Professor Conte was an early proponent of computer science as just that—a science. At the time, using a computer was generally viewed as merely a matter of programming, a vocational skill lacking in deep scientific thought and not something requiring a degree.
In addition to teaching and heading the Purdue Computer Science Department for 17 years, Professor Conte served as director of the Purdue Computing Center, a forerunner to ITaP, from 1962-68. He was founder and co-director of the Software Engineering Research Center, established by the National Science Foundation as a joint effort between Purdue and the University of Florida to create a software engineering partnership between industries and universities.

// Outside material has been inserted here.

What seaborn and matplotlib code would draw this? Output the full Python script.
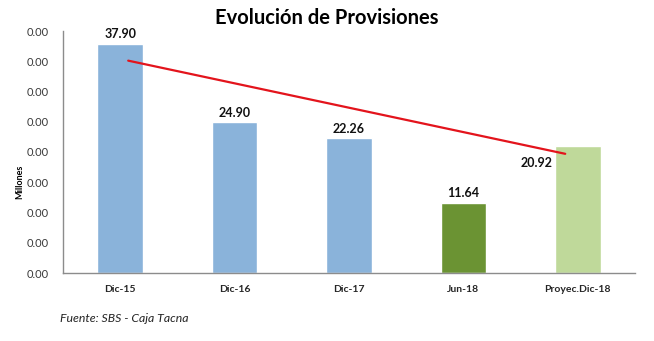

His research focused on computational mathematics and software engineering and appeared in more than 50 scientific journals and six books. He co-wrote two textbooks that became standards in the field, "Elementary Numerical Analysis" and "Software Engineering Metrics and Models."
Before coming to Purdue to lead the University's newly created Computer Science Department, Professor Conte managed a TRW Systems research group from 1956-62 where he was involved in ballistic missile and satellite research. He was an associate professor of mathematics at Wayne State University in Michigan from 1946-56.